__Exercise details__:
Write out each line word for word. Drop pictures.

Extracted records
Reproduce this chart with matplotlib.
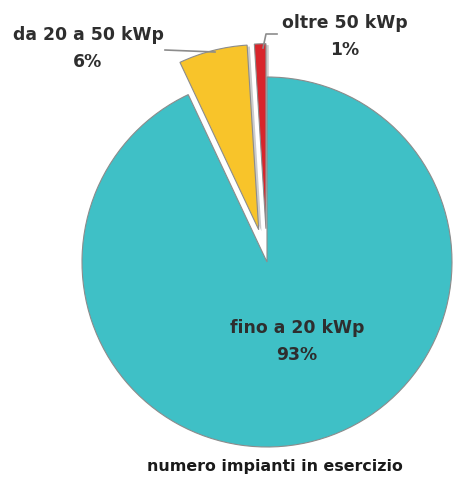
import matplotlib.pyplot as plt
import matplotlib.patches as mpatches

plt.rcParams['font.family'] = ['DejaVu Sans']

labels = ["oltre 50 kWp", "da 20 a 50 kWp", "fino a 20 kWp"]
shares = [1, 6, 93]
colors = ["#d8252b", "#f8c42a", "#3fc0c6"]
pull = [0.18, 0.18, 0.0]

W, H = 455, 482
fig = plt.figure(figsize=(W / 100, H / 100), dpi=100)
ax = fig.add_axes([0, 0, 1, 1])

cx, cy, r = 267, H - 262, 185
wedges, _ = ax.pie(shares, colors=colors, explode=[p * r for p in pull],
                   startangle=90, counterclock=True, center=(cx, cy), radius=r,
                   wedgeprops=dict(edgecolor="#8c8c8c", linewidth=0.8),
                   frame=True)
ax.set_xlim(0, W)
ax.set_ylim(0, H)
ax.set_aspect("equal")
ax.axis("off")

# grey drop shadow on the two pulled-out slices
for w in wedges[:2]:
    sh = mpatches.Shadow(w, 2.0, -1.0, facecolor="#9a9a9a", edgecolor="none")
    sh.set_zorder(w.get_zorder() - 0.5)
    ax.add_patch(sh)

txt = dict(fontsize=12.4, fontweight="bold", color="#2e2e2e",
           ha="center", va="center", linespacing=1.6)
ax.text(88, H - 48.5, f"{labels[1]}\n{shares[1]}%", **txt)
ax.text(345, H - 36.5, f"{labels[0]}\n{shares[0]}%", **txt)
ax.text(297, H - 341.5, f"{labels[2]}\n{shares[2]}%", **txt)

# leader lines
ax.plot([165, 215], [H - 50, H - 52], color="#8c8c8c", lw=1.2)
ax.plot([263, 266, 277], [H - 48, H - 34, H - 34], color="#8c8c8c", lw=1.2)

ax.text(274.5, H - 467, "numero impianti in esercizio", fontsize=11.4,
        fontweight="bold", color="#1a1a1a", ha="center", va="center")

fig.savefig("out.png", dpi=100)
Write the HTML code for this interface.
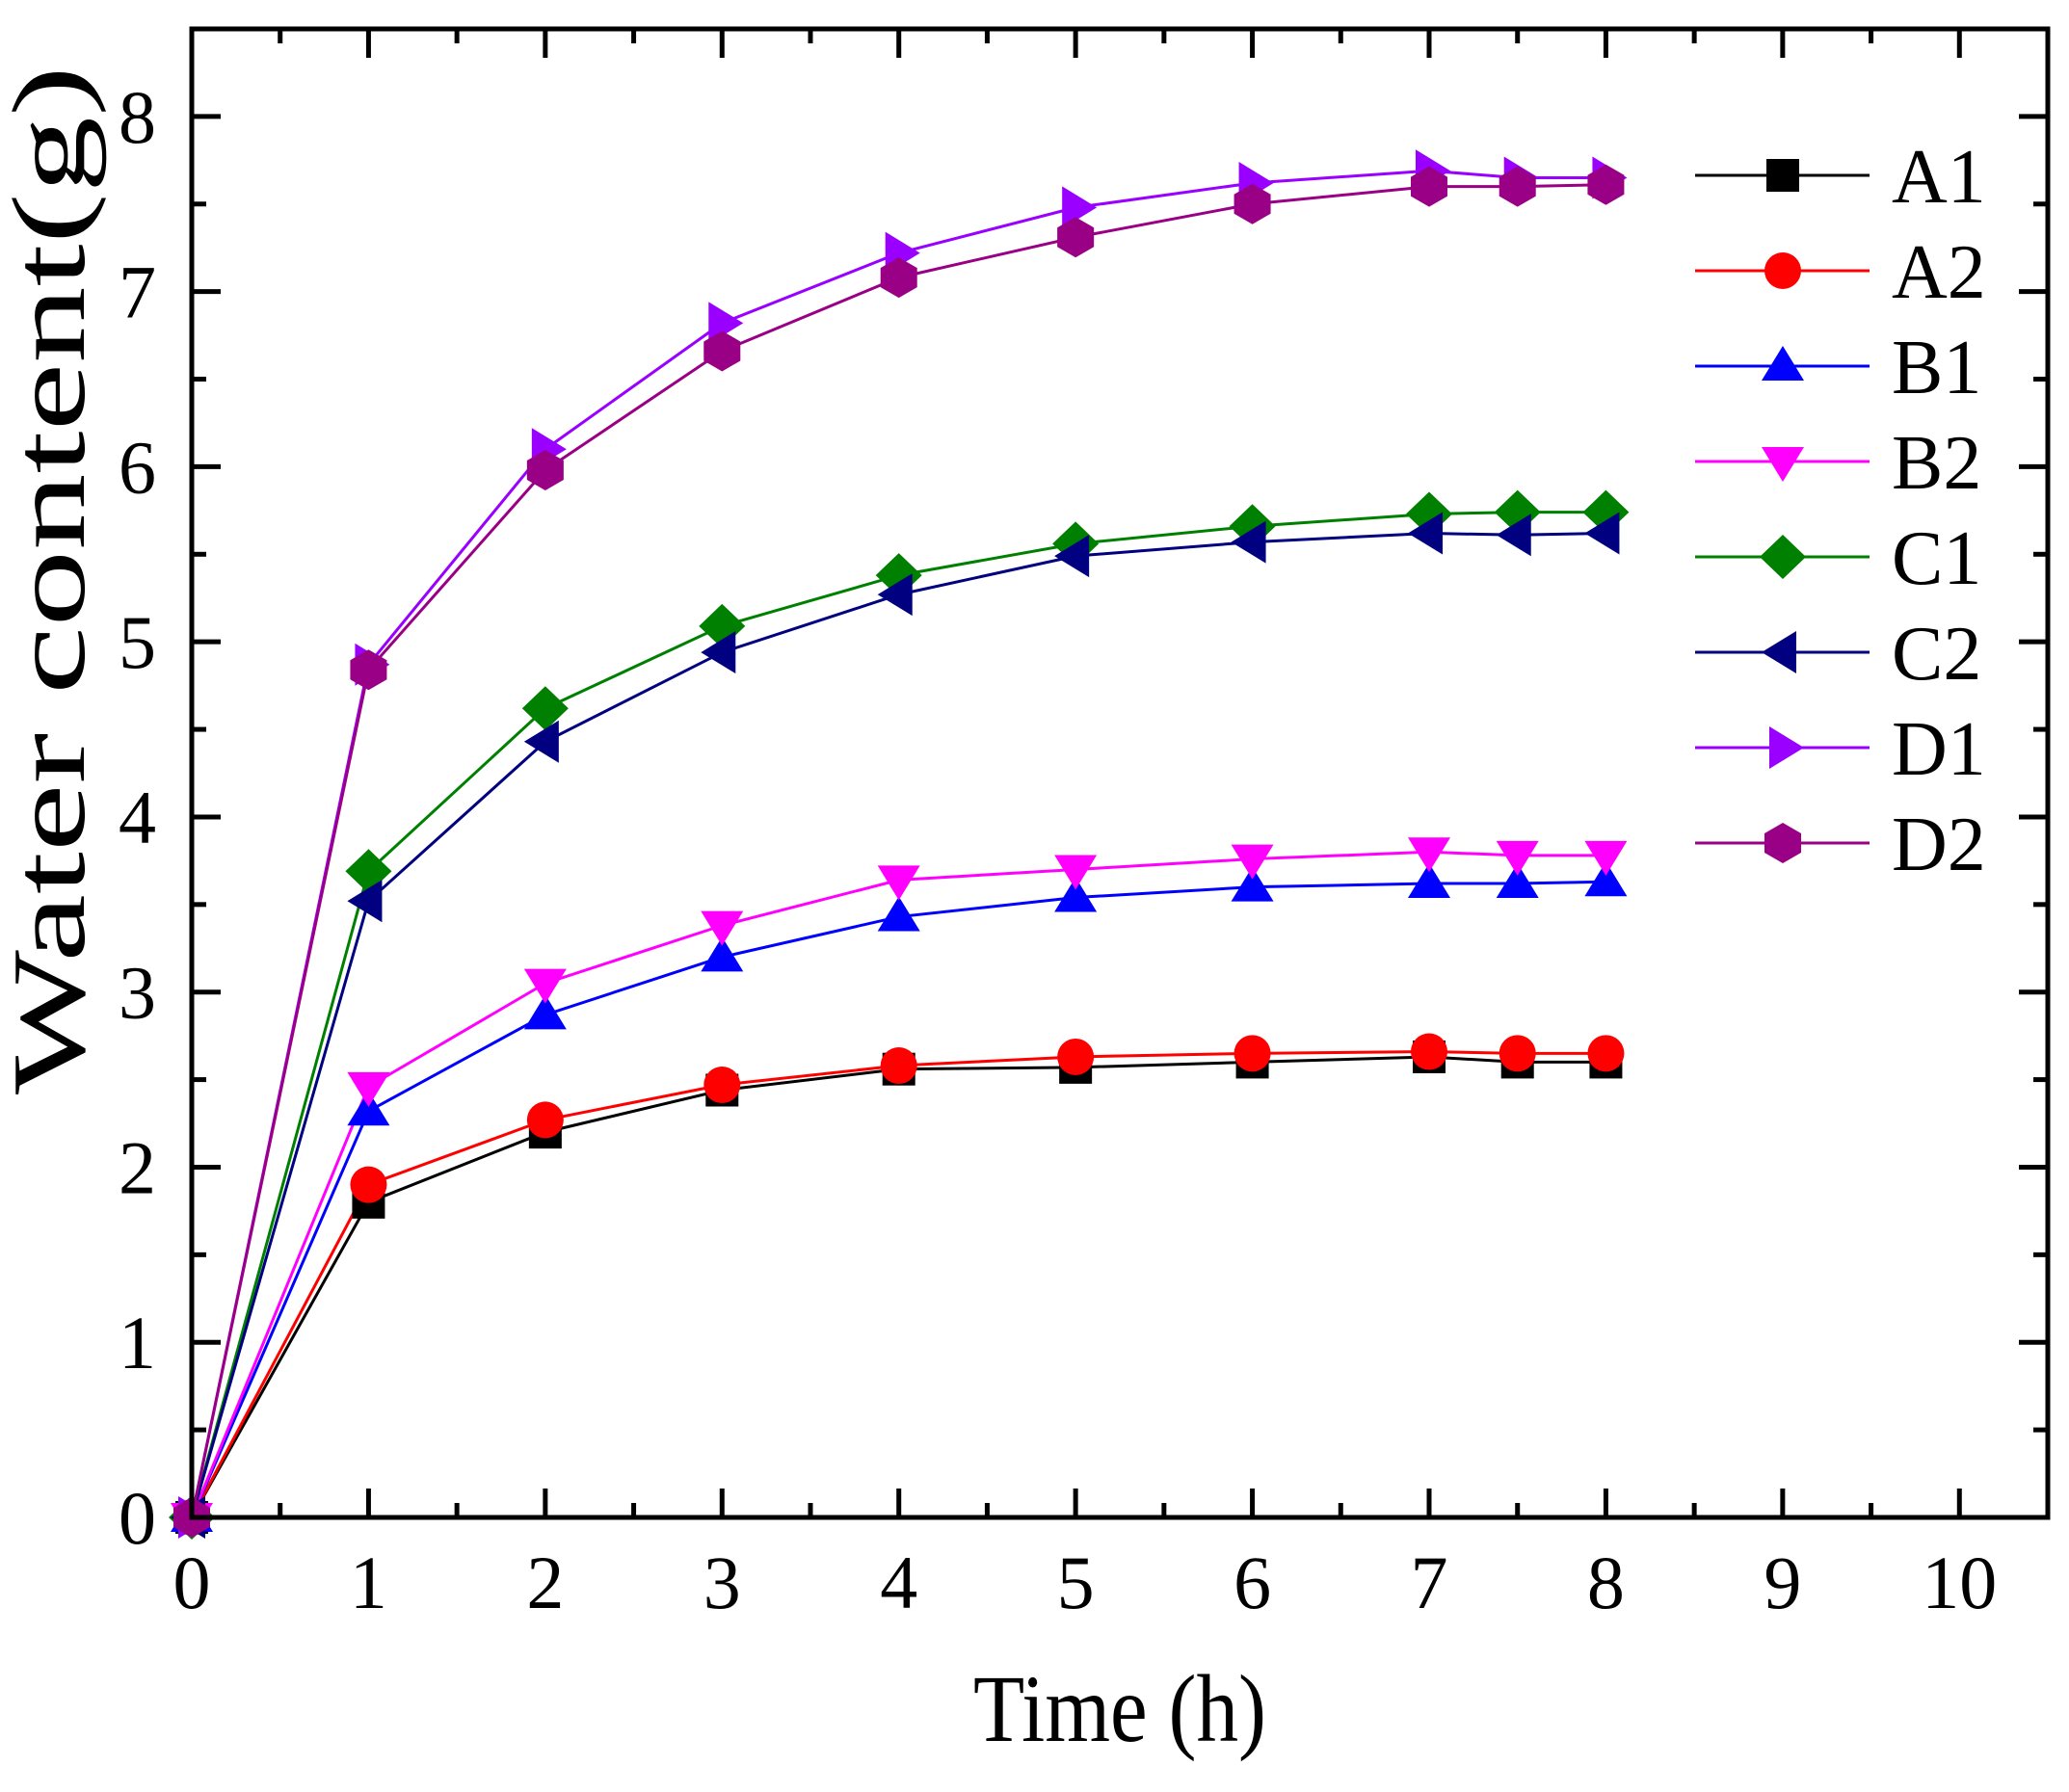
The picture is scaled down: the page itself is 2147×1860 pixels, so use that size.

__Reply__:
Reproduce this chart with matplotlib.
import matplotlib.pyplot as plt
import matplotlib.patches as mpatches

plt.rcParams['font.family'] = ['DejaVu Sans']

labels = ["oltre 50 kWp", "da 20 a 50 kWp", "fino a 20 kWp"]
shares = [1, 6, 93]
colors = ["#d8252b", "#f8c42a", "#3fc0c6"]
pull = [0.18, 0.18, 0.0]

W, H = 455, 482
fig = plt.figure(figsize=(W / 100, H / 100), dpi=100)
ax = fig.add_axes([0, 0, 1, 1])

cx, cy, r = 267, H - 262, 185
wedges, _ = ax.pie(shares, colors=colors, explode=[p * r for p in pull],
                   startangle=90, counterclock=True, center=(cx, cy), radius=r,
                   wedgeprops=dict(edgecolor="#8c8c8c", linewidth=0.8),
                   frame=True)
ax.set_xlim(0, W)
ax.set_ylim(0, H)
ax.set_aspect("equal")
ax.axis("off")

# grey drop shadow on the two pulled-out slices
for w in wedges[:2]:
    sh = mpatches.Shadow(w, 2.0, -1.0, facecolor="#9a9a9a", edgecolor="none")
    sh.set_zorder(w.get_zorder() - 0.5)
    ax.add_patch(sh)

txt = dict(fontsize=12.4, fontweight="bold", color="#2e2e2e",
           ha="center", va="center", linespacing=1.6)
ax.text(88, H - 48.5, f"{labels[1]}\n{shares[1]}%", **txt)
ax.text(345, H - 36.5, f"{labels[0]}\n{shares[0]}%", **txt)
ax.text(297, H - 341.5, f"{labels[2]}\n{shares[2]}%", **txt)

# leader lines
ax.plot([165, 215], [H - 50, H - 52], color="#8c8c8c", lw=1.2)
ax.plot([263, 266, 277], [H - 48, H - 34, H - 34], color="#8c8c8c", lw=1.2)

ax.text(274.5, H - 467, "numero impianti in esercizio", fontsize=11.4,
        fontweight="bold", color="#1a1a1a", ha="center", va="center")

fig.savefig("out.png", dpi=100)
Write the HTML code for this interface.
The picture is scaled down: the page itself is 2147×1860 pixels, so use that size.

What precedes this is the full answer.